### PROBLEM DESCRIPTION
Copy every line that holds "chart".

### GIVEN DATA

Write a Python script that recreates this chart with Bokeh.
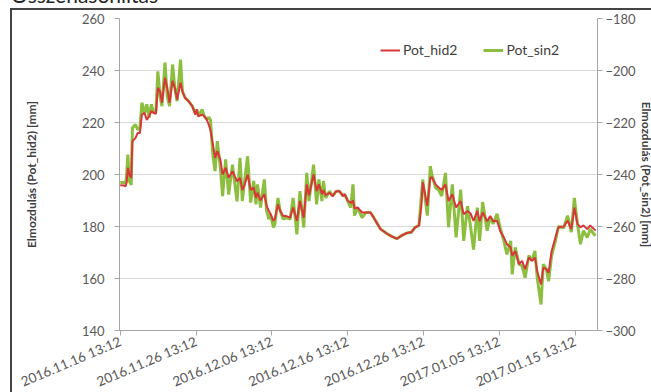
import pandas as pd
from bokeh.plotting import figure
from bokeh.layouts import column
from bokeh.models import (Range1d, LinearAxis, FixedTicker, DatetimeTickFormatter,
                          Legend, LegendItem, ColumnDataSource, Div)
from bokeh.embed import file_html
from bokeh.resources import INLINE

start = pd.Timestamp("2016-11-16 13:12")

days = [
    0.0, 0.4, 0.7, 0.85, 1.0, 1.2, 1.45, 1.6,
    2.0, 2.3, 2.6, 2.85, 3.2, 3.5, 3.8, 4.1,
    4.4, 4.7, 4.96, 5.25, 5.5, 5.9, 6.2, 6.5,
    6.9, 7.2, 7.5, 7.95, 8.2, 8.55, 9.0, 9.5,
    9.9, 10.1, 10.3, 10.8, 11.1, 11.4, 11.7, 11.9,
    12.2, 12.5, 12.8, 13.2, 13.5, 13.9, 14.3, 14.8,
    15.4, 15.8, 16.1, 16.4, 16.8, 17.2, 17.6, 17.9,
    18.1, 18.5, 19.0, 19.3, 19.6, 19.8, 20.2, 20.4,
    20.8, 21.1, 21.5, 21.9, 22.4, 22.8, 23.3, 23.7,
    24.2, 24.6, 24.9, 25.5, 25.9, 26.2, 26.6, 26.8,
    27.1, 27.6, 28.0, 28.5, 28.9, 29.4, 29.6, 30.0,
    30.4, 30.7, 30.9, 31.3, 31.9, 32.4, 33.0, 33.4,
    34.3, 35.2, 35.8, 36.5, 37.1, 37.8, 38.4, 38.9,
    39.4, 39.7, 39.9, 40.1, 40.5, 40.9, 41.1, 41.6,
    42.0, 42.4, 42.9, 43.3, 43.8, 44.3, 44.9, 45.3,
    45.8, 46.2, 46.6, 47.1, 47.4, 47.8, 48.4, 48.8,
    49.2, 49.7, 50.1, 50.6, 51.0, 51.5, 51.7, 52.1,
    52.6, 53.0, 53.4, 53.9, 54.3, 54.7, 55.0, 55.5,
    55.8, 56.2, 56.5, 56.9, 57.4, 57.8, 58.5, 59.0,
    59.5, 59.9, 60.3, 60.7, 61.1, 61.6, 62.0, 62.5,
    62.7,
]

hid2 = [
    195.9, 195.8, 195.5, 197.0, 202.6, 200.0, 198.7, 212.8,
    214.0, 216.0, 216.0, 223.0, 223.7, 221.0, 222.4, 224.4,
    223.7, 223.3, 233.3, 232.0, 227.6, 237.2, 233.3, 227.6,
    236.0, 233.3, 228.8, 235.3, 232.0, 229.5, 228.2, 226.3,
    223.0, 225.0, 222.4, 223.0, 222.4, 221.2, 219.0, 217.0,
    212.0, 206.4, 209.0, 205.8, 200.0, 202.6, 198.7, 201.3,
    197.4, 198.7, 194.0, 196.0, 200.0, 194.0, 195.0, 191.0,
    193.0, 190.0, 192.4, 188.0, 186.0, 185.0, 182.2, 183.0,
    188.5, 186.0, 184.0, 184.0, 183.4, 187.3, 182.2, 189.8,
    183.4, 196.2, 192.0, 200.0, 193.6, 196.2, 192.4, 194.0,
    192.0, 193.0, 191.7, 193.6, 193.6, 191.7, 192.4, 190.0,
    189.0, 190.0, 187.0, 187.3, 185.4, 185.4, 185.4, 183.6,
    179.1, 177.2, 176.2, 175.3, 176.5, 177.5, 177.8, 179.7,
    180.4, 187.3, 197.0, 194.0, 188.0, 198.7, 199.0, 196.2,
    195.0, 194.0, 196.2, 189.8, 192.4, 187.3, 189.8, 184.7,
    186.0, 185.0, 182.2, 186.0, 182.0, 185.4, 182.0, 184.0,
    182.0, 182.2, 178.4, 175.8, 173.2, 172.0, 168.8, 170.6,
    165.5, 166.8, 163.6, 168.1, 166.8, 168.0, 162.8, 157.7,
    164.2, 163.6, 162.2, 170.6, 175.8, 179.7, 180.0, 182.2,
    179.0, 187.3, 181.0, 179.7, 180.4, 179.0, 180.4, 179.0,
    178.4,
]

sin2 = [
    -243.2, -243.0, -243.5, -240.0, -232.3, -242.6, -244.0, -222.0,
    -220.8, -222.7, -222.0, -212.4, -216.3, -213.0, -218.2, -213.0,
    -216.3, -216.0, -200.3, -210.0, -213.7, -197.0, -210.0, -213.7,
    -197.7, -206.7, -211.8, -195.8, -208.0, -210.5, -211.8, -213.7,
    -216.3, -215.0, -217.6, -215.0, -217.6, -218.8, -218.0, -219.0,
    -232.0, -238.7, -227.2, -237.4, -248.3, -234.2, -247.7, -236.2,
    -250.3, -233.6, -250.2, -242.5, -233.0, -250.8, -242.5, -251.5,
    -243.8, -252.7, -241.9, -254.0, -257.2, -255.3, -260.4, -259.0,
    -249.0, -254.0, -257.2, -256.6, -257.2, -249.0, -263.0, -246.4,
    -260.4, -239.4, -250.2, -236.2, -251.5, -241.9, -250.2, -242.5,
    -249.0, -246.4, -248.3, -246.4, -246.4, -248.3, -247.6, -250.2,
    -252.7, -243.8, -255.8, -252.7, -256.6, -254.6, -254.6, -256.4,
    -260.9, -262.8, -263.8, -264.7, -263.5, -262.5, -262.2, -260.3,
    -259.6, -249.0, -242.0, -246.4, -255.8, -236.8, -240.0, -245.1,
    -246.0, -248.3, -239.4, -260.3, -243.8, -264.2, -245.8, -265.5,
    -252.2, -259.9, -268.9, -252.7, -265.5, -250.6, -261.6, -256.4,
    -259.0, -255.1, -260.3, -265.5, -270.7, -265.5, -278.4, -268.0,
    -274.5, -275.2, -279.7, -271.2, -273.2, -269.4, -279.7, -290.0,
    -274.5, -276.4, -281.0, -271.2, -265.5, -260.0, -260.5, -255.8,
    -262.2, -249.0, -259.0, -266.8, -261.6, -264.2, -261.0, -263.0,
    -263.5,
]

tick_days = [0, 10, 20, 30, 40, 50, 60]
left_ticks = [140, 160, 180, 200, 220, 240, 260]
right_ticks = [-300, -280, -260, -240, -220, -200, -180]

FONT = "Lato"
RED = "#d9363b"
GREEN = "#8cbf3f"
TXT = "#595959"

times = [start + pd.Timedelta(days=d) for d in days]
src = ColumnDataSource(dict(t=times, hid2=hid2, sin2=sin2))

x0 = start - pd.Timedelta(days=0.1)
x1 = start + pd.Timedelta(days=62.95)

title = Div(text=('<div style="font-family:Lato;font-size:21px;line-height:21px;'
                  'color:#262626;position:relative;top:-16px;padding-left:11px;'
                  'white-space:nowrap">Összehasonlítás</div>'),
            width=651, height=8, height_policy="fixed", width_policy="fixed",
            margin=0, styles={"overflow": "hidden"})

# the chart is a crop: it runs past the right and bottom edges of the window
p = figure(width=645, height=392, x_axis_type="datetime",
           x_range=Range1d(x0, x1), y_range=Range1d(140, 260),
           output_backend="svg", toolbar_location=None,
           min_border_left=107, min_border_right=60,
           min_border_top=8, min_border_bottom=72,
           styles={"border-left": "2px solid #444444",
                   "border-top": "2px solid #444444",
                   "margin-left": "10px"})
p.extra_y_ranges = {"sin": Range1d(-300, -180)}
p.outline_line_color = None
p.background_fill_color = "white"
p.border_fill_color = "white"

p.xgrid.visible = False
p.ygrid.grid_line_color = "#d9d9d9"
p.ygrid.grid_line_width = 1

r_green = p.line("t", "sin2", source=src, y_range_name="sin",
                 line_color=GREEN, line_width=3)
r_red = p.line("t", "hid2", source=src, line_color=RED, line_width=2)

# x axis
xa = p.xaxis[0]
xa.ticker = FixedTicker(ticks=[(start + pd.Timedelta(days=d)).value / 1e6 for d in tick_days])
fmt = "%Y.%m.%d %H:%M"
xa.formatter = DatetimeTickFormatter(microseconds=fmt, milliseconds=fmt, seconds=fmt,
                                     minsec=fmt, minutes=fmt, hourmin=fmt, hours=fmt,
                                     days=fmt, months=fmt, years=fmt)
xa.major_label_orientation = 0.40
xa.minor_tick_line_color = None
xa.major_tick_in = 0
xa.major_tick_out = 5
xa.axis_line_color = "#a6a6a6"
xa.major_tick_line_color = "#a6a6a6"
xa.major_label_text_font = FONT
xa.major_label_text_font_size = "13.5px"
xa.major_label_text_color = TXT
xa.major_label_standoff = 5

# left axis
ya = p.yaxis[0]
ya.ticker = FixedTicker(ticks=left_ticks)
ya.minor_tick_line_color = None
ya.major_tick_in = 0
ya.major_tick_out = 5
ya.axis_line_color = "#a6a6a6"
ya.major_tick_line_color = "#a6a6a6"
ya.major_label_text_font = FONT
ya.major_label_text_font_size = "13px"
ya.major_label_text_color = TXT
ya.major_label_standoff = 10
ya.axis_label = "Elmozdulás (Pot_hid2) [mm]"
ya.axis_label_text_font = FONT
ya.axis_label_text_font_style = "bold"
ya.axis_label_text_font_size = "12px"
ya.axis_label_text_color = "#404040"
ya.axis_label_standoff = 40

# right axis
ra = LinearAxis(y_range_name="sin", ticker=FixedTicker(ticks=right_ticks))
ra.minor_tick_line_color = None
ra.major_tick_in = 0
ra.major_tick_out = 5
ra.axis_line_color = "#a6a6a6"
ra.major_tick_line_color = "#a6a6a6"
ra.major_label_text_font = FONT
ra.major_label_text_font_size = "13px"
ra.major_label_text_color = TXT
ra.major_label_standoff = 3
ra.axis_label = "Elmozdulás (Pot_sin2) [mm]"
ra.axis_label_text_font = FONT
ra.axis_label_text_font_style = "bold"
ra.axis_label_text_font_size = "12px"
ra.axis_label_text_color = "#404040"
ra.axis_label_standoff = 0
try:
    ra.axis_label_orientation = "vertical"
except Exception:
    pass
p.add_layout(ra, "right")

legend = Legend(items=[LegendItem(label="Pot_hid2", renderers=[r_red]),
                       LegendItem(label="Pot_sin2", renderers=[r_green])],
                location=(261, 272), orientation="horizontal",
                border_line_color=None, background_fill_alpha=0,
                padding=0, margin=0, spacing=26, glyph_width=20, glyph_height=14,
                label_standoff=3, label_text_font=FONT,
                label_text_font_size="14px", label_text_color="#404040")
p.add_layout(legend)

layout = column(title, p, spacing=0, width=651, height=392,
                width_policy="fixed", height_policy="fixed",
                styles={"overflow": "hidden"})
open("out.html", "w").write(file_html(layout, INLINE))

### EXPECTED ANSWER
Write a Python script that recreates this chart with Bokeh.
# the chart is a crop: it runs past the right and bottom edges of the window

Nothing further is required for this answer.